Comparison: Filing Status Options During an Idaho Divorce (2026)
| Filing Status | 2026 Standard Deduction | Who Qualifies | Key Limitation |
|---|---|---|---|
| Married Filing Jointly | $32,200 | Married on Dec 31, both agree | Joint-and-several liability |
| Married Filing Separately | $16,100 | Married on Dec 31, file alone | Loses EITC, education, dependent-care credits |
| Head of Household | $24,150 | "Considered unmarried," qualifying dependent | Spouse absent last 6 months required |
| Single | $16,100 | Divorce final by Dec 31, no dependents | No dependent-related credits |
The table shows why Head of Household is the most advantageous status for a separated Idaho parent who qualifies. The $24,150 deduction exceeds both Single and Married Filing Separately by $8,050, and Head of Household preserves credits that MFS forfeits. A spouse who cannot meet the six-months-apart test or lacks a qualifying dependent generally chooses between Married Filing Jointly and Married Filing Separately, weighing the tax savings of a joint return against the liability protection of filing separately.

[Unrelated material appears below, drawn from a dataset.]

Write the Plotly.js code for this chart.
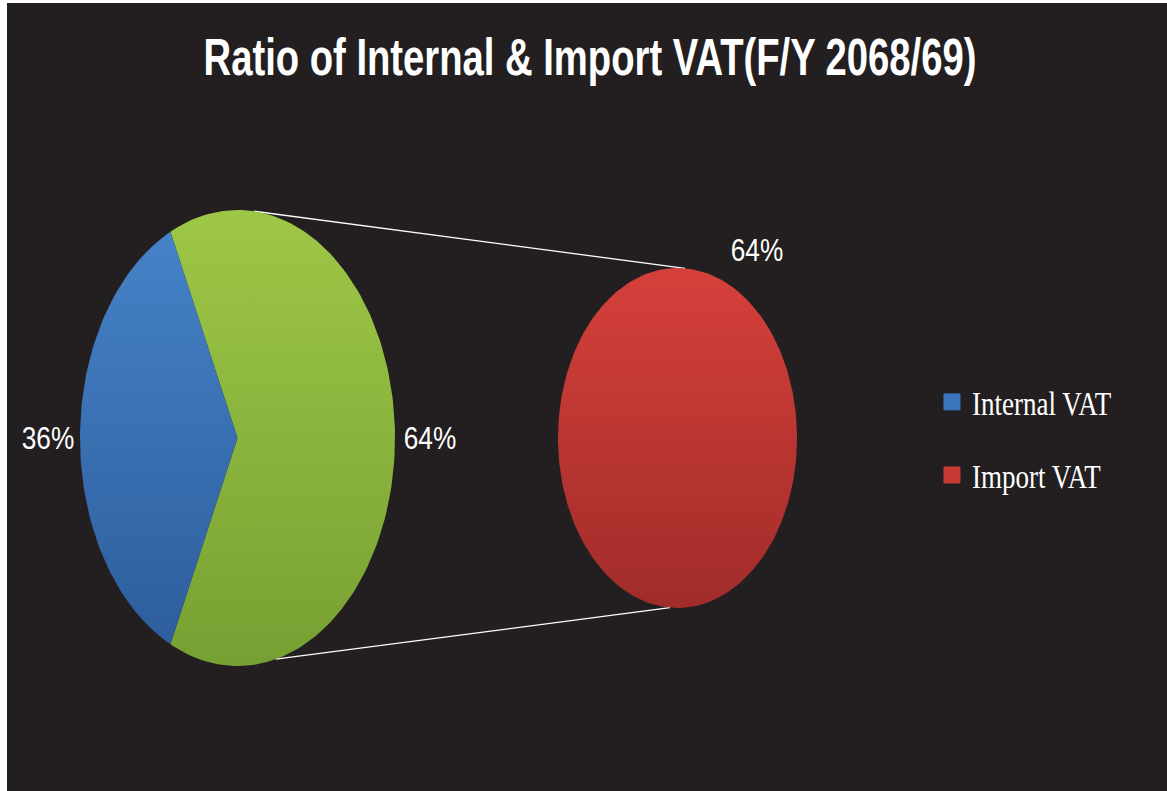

Practical Tax Steps for Separating Idaho Couples
Separating Idaho spouses should update Form W-4 with their employer immediately upon separation to correct withholding for a new filing status. Adjusting withholding early prevents an unexpected tax bill or penalty when you file a Single, Head of Household, or Married Filing Separately return for the first time. The IRS recommends a new W-4 whenever marital status changes.
Beyond withholding, document your community-termination date in writing, because it controls how community income is split between spouses. Gather prior-year joint returns, since Idaho community property allocation requires a clear record of which income and assets were community versus separate under Idaho Code § 32-903. If you and your spouse can cooperate, compare the total tax of filing jointly against the combined tax of two separate returns — joint filing usually produces lower total tax, but MFS protects you from liability for the other spouse's underreporting. Child support, unlike alimony, is never deductible by the payer nor taxable to the recipient, so it does not appear on either return. Finally, retain copies of any signed Form 8332 and your final decree; the Idaho district court fee to file divorce is $207 for the petitioner as of June 2026 (verify with your local clerk).